Film scholar L.H. Stalling takes this idea of the residual softness of Black women and runs with it. She writes,

Kathleen Collins’s solution to the violence done to black women and their image insists that such redemption come from those who have been positioned as the most abnormal and dysfunctional in society, black women.

This idea of Black women being the site of redemption because they are some of the most maligned is interesting, and I believe that I have heard it before in Audre Lorde’s work.

For me it takes on a greater significance when I watch reality television shows featuring the narratives of Black women. Love and Hip Hop Atlanta in particular is what comes to mind.

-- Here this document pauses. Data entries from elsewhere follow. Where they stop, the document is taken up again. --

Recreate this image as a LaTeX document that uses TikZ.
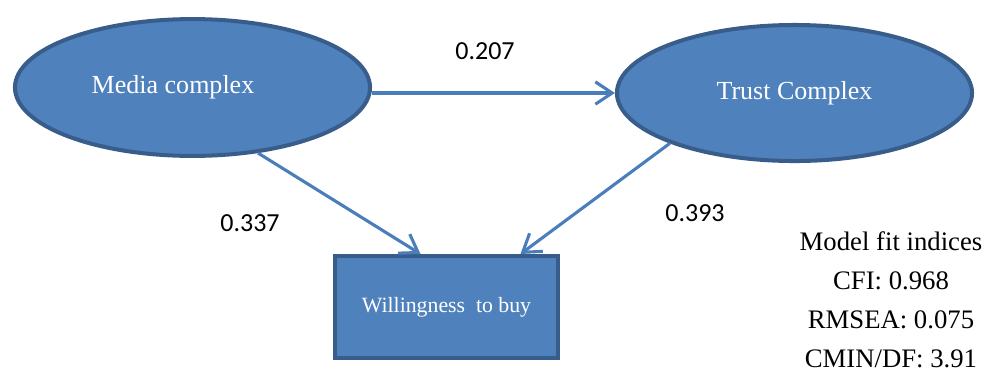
\documentclass[tikz,border=0pt]{standalone}
\usepackage{fontspec}
\setmainfont{Liberation Serif}
\newfontfamily\numfont{Carlito}
\usetikzlibrary{arrows.meta,shapes.geometric,calc}
\definecolor{boxfill}{HTML}{4F81BD}
\definecolor{boxline}{HTML}{385D8A}
\definecolor{arrowcol}{HTML}{4A7EBB}
\begin{document}
\begin{tikzpicture}[x=0.025cm,y=-0.025cm,
  latent/.style={ellipse, draw=boxline, fill=boxfill, line width=2.85pt,
    minimum width=8.875cm, minimum height=3.42cm, inner sep=0pt,
    text=white, font=\fontsize{18.5}{22}\selectfont},
  observed/.style={rectangle, draw=boxline, fill=boxfill, line width=2.85pt,
    minimum width=5.575cm, minimum height=2.55cm, inner sep=0pt,
    text=white, font=\fontsize{15.5}{20}\selectfont},
  conn/.style={draw=arrowcol, line width=2.2pt,
    -{Straight Barb[length=0.42cm, width=0.56cm, line width=2.2pt]}},
  coef/.style={font=\numfont\fontsize{18.5}{22}\selectfont, inner sep=0pt},
  fittext/.style={align=center, inner sep=0pt, font=\fontsize{19}{27.7}\selectfont}]
\useasboundingbox (0,0) rectangle (987,371);
\node[latent] (media) at (192.5,87.5) {\hspace*{-0.975cm}Media complex};
\node[latent, minimum height=3.4cm] (trust) at (794.5,93) {Trust Complex};
\node[observed] (will) at (446.5,307) {Willingness\ \ to buy};
\draw[conn] (media.east |- trust.west) -- (trust.west);
\draw[conn] (media.-45) -- ($(will.north)+(-26,0)$);
\draw[conn] (trust.202) -- ($(will.north)+(74,0)$);
\node[coef] (c1) at (485,51) {0.207};
\node[coef] (c2) at (250,223) {0.337};
\node[coef] (c3) at (695,213) {0.393};
\node[fittext] (fit) at (891,299.5) {Model fit indices\\CFI: 0.968\\RMSEA: 0.075\\CMIN/DF: 3.91};
\end{tikzpicture}
\end{document}
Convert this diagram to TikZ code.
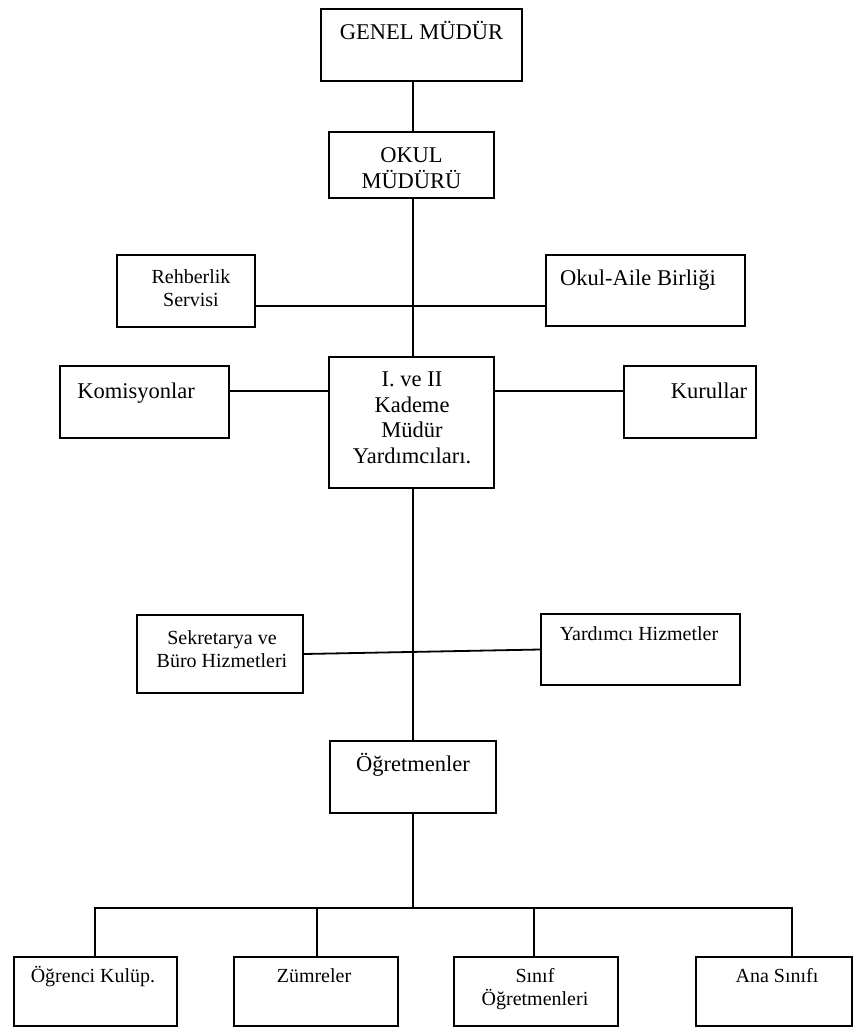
\documentclass[tikz,border=0pt]{standalone}
\usepackage{fontspec}
\setmainfont{Liberation Serif}
\usetikzlibrary{positioning}

\begin{document}
\begin{tikzpicture}[x=1pt,y=-1pt,
  box/.style={draw,line width=1.8pt,inner sep=0pt},
  big/.style={font=\fontsize{22.5}{25.5}\selectfont,align=center,inner sep=0pt,anchor=base},
  small/.style={font=\fontsize{20}{23}\selectfont,align=center,inner sep=0pt,anchor=base},
  link/.style={line width=1.8pt}]
  \useasboundingbox (0,0) rectangle (854,1028);
  % Main column (text nodes sit on the baseline of their last line)
  \node[box,minimum width=201,minimum height=72] (gm) at (421.5,45) {};
  \node[big] (gm-t) at (421.5,39) {GENEL MÜDÜR};
  \node[box,minimum width=165,minimum height=66] (om) at (411.5,165) {};
  \node[big] (om-t) at (411.5,188) {OKUL\\MÜDÜRÜ};
  \node[box,minimum width=165,minimum height=131] (my) at (411.5,422.5) {};
  \node[big] (my-t) at (412,463) {I. ve II\\Kademe\\Müdür\\Yardımcıları.};
  \node[box,minimum width=166,minimum height=72] (ogr) at (413,777) {};
  \node[big] (ogr-t) at (413,771) {Öğretmenler};
  % Side units
  \node[box,minimum width=138,minimum height=72] (reh) at (186,291) {};
  \node[small] (reh-t) at (191,306) {Rehberlik\\Servisi};
  \node[box,minimum width=199,minimum height=71] (oab) at (645.5,290.5) {};
  \node[big] (oab-t) at (638,285) {Okul-Aile Birliği};
  \node[box,minimum width=169,minimum height=72] (kom) at (144.5,402) {};
  \node[big] (kom-t) at (136,398) {Komisyonlar};
  \node[box,minimum width=132,minimum height=72] (kur) at (690,402) {};
  \node[big] (kur-t) at (709,398) {Kurullar};
  \node[box,minimum width=166,minimum height=78] (sek) at (220,654) {};
  \node[small] (sek-t) at (222,667) {Sekretarya ve\\Büro Hizmetleri};
  \node[box,minimum width=199,minimum height=71] (yh) at (640.5,649.5) {};
  \node[small] (yh-t) at (639,640) {Yardımcı Hizmetler};
  % Bottom row
  \node[box,minimum width=163,minimum height=69] (ogk) at (95.5,991.5) {};
  \node[small] (ogk-t) at (93,982) {Öğrenci Kulüp.};
  \node[box,minimum width=164,minimum height=69] (zum) at (316,991.5) {};
  \node[small] (zum-t) at (314,982) {Zümreler};
  \node[box,minimum width=164,minimum height=69] (sin) at (536,991.5) {};
  \node[small] (sin-t) at (535,1005) {Sınıf\\Öğretmenleri};
  \node[box,minimum width=156,minimum height=69] (ana) at (774,991.5) {};
  \node[small] (ana-t) at (777,982) {Ana Sınıfı};
  % Connectors
  \coordinate (col) at (413,0);
  \coordinate (j1) at (413,306);
  \coordinate (j2) at (413,391);
  \coordinate (bus) at (413,908);
  \draw[link] (gm.south -| col) -- (om.north -| col);
  \draw[link] (om.south -| col) -- (my.north -| col);
  \draw[link] (reh.east |- j1) -- (oab.west |- j1);
  \draw[link] (kom.east |- j2) -- (my.west |- j2);
  \draw[link] (my.east |- j2) -- (kur.west |- j2);
  \draw[link] (my.south -| col) -- (ogr.north -| col);
  \draw[link] (sek.east) -- (yh.west);
  \draw[link] (ogr.south -| col) -- (bus);
  \draw[link] (ogk.north -| 95,0) -- (95,908) -- (792,908) -- (ana.north -| 792,0);
  \draw[link] (317,908) -- (zum.north -| 317,0);
  \draw[link] (534,908) -- (sin.north -| 534,0);
\end{tikzpicture}
\end{document}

Stallings goes on to underscore why I enjoy movies directed by Black women filmmakers when she states,

Collins produces a film that imagines a viewer or audience who can get turned on by seeing a black woman think, be conscious, and create consciousness on screen. Black independent filmmaking (be it documentary, cinematic fiction, or pornography) continues to be the only space in which black filmmakers can explore and represent various sexualities and subjectivities.

So, what do you think of this idea of the redemptive softness of Black women?

Comments

  1. says

    I think it makes total sense. I always felt at the end of the world- a Black girl would save it all. That’s why I was pissed at the casting and white-ing of “The Hunger Games” character Katniss. I think she’s described as “olive” skinned. I read in the “Boston Review” that Junot Diaz is working on a book where a girl of African descent saves us.

  2. Renina says

    I mean…I am always concerned when we say Black women are going to save us all. Saying that comes close to the Strong Black woman narrative.

    I am going to write more about Collins. I am obsessed with her. 🙂

  3. says

    I’m glad I stumbled onto your blog (was perusing Bonnie Morrison’s seemingly lavish life and photos, ended up here). Anyway, this is a great topic, which I enjoyed reading. I’ve seen an awesome representation of the “redemptive softness of Black women” in the film ‘Children Of Men’. If you haven’t seen this yet I will not spoil it for you. Check it out when you have time. Good job. I’ll keep reading.

  4. Renina says

    Hey Mr. Lacy,

    I am glad you like the post. I am not certain that Collins is talking about Black women as redeemers of the world, as she is talking about Black women as redeemers of one another and of Black men. Collins is really concerned with the interior lives of Black women and Black people as a whole; this is why I am drawn to her.

    I will check out the film over winter break. I feel like I have seen it, as Julliane Moore is one of my favorites.

    ~r

  5. says

    Renina,

    Ok, yeah I get that. Please write more about Collins. I want to know more about her but don’t want to do the work. Ha!
    Yeah you’ve seen it, Moore is in fact in the movie.

  6. says

    @Mr. Lacy…I kid you not, I woke up this morning and that daggumit movie was on the TV….and I watched it before I left…half of it….Do you know Junot Diaz’s work? Like Collins I think Junot is invested in the interior lives of Black people. I see you though in terms of redemption of all of humanity in the Julliane More movie.

  7. Renina says

    Yes. I saw this this morning. I read the Sunday Times…I met them this summer @ a homies going away party…They are magic 🙂

  8. says

    Hey Renina,

    Wow! That’s funny.
    I’m not familiar with Junot Diaz’s work. I’ll check it out. Renina, when you write your book on Collins (yeah, you are writing it) you can connect her work to a larger narrative of the redemptive softness of Black women on a global level like the movie . . . Black woman as hero.
    Did I go too far?

  9. Rebecca Williams says

    I was a film student of Kathy’s in the 1980s (my very first credit was a a PA on “Losing Ground”–lol!), and we remained friends until her death–she was a wonderful mentor who influenced me deeply as an artist and writer. I still have a letter that she wrote to me 30 years ago-one of my treasure.

    Rebecca

  10. Renina says

    Thank you so much for leaving a message. I am really grateful for the fact that so many people have reached out
    regarding Ms. Collins. You are the third person. I could only imagine how awesome it would be to have known and worked with her. I shiver thinking about it.
    She has changed my life as well.